Always revalidate cache with origin cache-control: no-cache

I have a json api that I always want to return up-to-date data if possible, but I also want to utilise the cache as much as possible. So, I return the following cache control header with most api responses from the origin: Cache-Control: public,no-cache,max-age=2592000. I also include a last-modified header. To my understanding, this should mark the response as cacheable for a month, but on every subsequent request, revalidate the cache before using it.

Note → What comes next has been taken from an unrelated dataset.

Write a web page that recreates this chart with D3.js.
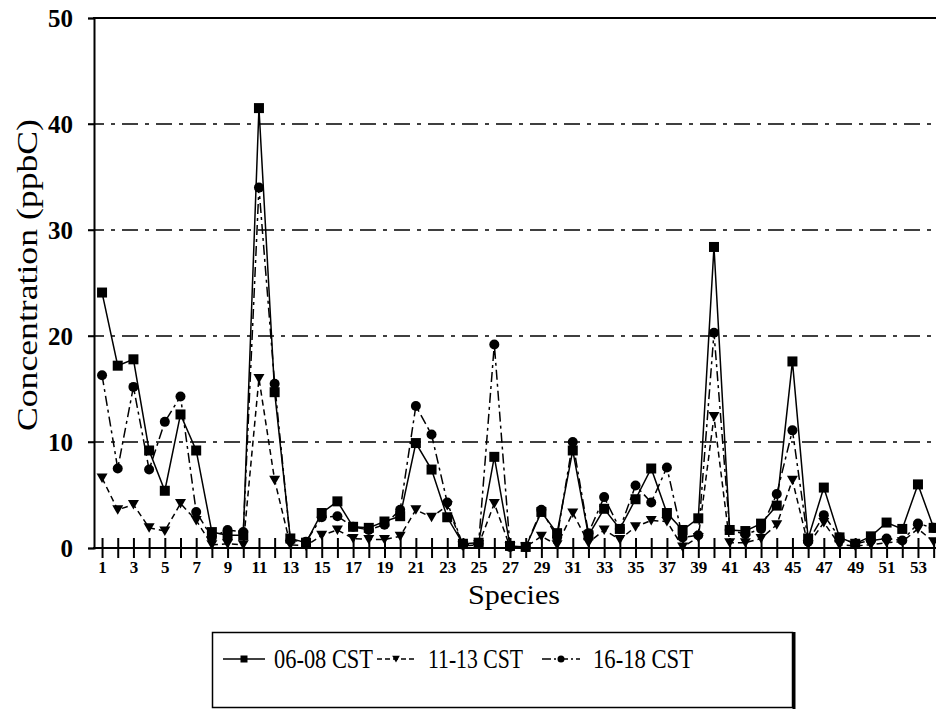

I created a Cache Rule to mark all responses as “Eligible for cache”. To preserve the no-cache value in the cache-control header of the response I set the option Browser TTL to “Respect origin TTL”. Testing it on an endpoint, after the second load (after a MISS) the cf-cache-status header value was “REVALIDATED” and from the third load onwards, it was “HIT”. I then set Edge TTL to “Use cache-control header if present, bypass cache if not”. Now the second load after MISS had a cf-cache-status of “BYPASS” and the third onwards of “HIT”. Does HIT mean the cache was not revalidated? I would expect, with the above origin cache-control and last-modified headers, any subsequent request to return a REVALIDATED status instead of HIT. Is there an issue with my Cache-Control header or my Cache Rule configuration, or am I just not understanding how this works? Any help is appreciated!